» **WORK TO BE COMPLETED**
Write out, word for word, every line from the first one through the line that holds "800, 900, 1000];", and nothing else; skip the pictures.

_ _ _

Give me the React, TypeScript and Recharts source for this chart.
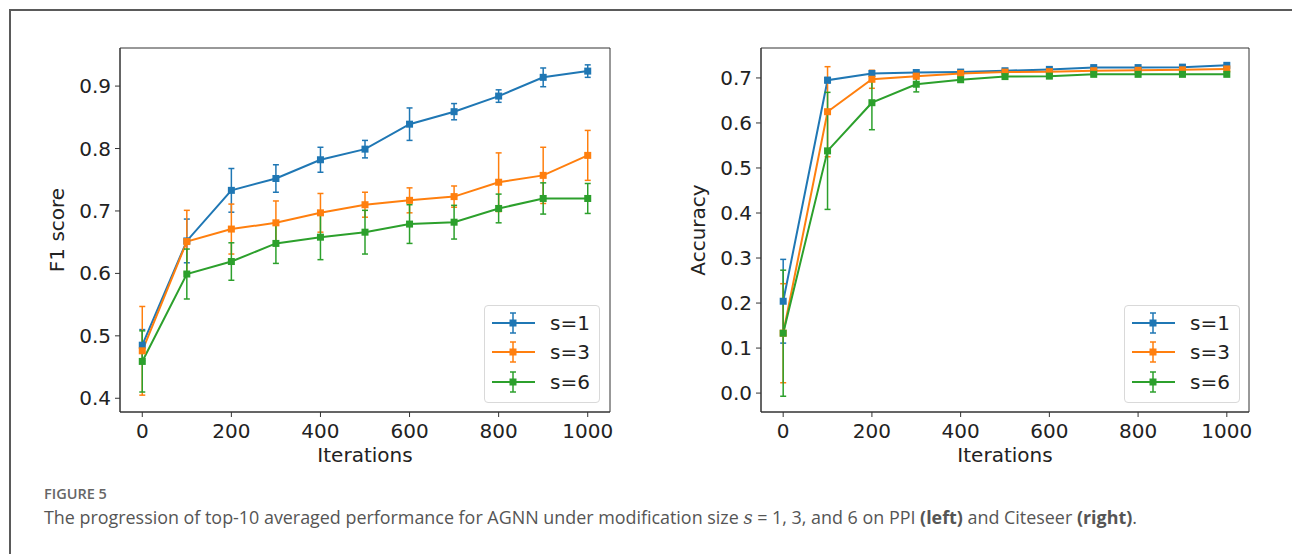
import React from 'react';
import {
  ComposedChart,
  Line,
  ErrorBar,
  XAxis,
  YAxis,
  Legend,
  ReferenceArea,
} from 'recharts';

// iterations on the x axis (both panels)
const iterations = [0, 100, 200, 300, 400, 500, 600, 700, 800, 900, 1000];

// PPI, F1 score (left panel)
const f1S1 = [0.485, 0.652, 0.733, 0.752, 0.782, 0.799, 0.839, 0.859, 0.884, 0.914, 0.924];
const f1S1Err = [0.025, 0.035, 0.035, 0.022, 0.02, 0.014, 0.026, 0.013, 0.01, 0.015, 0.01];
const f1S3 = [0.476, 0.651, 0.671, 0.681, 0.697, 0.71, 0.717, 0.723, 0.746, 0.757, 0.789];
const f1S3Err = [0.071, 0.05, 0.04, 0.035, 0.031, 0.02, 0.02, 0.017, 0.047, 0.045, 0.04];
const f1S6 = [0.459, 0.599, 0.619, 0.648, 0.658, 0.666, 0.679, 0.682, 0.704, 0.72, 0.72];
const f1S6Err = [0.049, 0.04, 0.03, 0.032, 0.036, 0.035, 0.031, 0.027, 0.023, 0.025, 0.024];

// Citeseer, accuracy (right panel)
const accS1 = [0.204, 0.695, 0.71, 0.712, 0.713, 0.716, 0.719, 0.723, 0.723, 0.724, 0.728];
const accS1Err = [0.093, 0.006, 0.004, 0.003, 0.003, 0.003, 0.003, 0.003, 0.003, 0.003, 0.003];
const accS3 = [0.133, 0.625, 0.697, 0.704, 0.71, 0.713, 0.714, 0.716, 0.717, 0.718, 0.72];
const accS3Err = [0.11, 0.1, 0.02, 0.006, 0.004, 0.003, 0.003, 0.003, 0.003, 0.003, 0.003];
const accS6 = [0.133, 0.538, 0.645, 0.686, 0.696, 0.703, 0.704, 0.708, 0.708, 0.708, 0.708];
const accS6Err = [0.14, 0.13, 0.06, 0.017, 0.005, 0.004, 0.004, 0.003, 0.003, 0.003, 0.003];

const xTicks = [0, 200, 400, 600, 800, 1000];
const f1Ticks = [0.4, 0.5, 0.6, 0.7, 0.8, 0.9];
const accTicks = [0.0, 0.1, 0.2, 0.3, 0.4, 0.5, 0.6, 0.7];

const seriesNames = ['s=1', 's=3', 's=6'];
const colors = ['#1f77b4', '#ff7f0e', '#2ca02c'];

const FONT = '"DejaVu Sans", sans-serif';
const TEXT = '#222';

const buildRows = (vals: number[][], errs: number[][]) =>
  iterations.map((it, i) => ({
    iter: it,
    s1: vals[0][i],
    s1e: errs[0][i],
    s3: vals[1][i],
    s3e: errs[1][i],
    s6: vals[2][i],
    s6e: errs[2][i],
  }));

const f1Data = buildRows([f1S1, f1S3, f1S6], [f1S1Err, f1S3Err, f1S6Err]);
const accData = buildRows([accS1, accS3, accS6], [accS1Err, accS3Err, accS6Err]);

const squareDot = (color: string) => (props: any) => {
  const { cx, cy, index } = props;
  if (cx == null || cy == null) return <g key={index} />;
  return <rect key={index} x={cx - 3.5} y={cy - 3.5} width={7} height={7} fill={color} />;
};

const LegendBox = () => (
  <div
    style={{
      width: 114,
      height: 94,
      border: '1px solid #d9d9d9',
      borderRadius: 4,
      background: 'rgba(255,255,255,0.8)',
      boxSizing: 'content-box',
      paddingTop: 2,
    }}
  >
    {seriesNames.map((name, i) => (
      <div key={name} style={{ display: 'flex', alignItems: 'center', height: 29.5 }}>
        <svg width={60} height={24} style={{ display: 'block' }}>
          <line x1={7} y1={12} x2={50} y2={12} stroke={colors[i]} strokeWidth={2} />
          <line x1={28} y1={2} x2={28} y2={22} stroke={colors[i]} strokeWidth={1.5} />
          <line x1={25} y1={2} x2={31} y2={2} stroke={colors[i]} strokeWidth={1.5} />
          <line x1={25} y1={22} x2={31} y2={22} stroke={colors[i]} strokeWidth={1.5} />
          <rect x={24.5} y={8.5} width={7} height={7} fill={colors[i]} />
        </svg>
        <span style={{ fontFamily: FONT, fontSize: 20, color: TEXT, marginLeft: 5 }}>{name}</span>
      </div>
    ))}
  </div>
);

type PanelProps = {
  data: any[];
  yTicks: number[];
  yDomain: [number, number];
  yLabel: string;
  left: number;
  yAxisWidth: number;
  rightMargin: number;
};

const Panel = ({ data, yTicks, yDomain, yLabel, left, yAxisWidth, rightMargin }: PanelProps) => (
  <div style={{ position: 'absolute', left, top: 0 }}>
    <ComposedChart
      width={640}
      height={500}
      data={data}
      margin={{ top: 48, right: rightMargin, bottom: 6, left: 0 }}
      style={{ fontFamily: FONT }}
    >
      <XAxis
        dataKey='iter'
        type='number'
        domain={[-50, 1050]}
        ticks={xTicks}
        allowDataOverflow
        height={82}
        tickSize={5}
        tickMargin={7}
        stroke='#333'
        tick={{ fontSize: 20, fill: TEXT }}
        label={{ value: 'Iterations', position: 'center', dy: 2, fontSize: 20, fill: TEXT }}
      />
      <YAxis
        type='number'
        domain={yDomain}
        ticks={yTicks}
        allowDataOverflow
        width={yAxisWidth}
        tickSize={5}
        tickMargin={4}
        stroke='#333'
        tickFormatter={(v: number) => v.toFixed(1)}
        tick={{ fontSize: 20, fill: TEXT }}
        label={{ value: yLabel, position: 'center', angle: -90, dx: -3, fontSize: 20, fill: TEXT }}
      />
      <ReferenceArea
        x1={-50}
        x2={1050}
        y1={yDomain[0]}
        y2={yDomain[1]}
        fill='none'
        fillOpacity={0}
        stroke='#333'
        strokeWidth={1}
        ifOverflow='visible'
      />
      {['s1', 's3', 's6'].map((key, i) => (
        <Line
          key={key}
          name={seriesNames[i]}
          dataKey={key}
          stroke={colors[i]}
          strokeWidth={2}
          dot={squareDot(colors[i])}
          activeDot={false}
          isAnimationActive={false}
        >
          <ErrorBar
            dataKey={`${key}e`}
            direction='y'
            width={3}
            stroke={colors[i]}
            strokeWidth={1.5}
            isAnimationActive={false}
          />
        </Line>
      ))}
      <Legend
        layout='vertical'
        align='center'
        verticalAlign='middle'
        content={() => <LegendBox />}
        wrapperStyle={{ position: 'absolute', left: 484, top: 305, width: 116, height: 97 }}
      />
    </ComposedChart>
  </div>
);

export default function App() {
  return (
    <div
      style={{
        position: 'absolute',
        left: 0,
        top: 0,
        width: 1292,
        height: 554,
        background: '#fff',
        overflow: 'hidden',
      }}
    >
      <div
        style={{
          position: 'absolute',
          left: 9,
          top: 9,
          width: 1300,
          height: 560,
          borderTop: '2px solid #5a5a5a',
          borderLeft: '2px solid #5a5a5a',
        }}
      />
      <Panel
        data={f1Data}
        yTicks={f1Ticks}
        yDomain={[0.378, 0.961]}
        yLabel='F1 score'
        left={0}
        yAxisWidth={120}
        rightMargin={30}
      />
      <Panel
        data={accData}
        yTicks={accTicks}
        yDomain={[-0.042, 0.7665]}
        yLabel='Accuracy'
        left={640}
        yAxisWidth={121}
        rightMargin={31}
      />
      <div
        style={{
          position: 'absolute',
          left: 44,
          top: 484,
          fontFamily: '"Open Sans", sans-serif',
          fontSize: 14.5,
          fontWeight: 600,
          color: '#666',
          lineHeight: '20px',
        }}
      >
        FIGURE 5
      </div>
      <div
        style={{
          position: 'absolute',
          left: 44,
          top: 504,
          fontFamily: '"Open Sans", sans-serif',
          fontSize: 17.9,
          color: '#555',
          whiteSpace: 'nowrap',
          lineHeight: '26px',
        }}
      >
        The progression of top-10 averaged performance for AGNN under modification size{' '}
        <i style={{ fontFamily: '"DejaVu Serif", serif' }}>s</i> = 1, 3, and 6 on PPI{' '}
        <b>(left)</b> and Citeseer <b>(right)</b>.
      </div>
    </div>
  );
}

_ _ _

» **RESULT FOR THIS EXERCISE**
Give me the React, TypeScript and Recharts source for this chart.
import React from 'react';
import {
  ComposedChart,
  Line,
  ErrorBar,
  XAxis,
  YAxis,
  Legend,
  ReferenceArea,
} from 'recharts';

// iterations on the x axis (both panels)
const iterations = [0, 100, 200, 300, 400, 500, 600, 700, 800, 900, 1000];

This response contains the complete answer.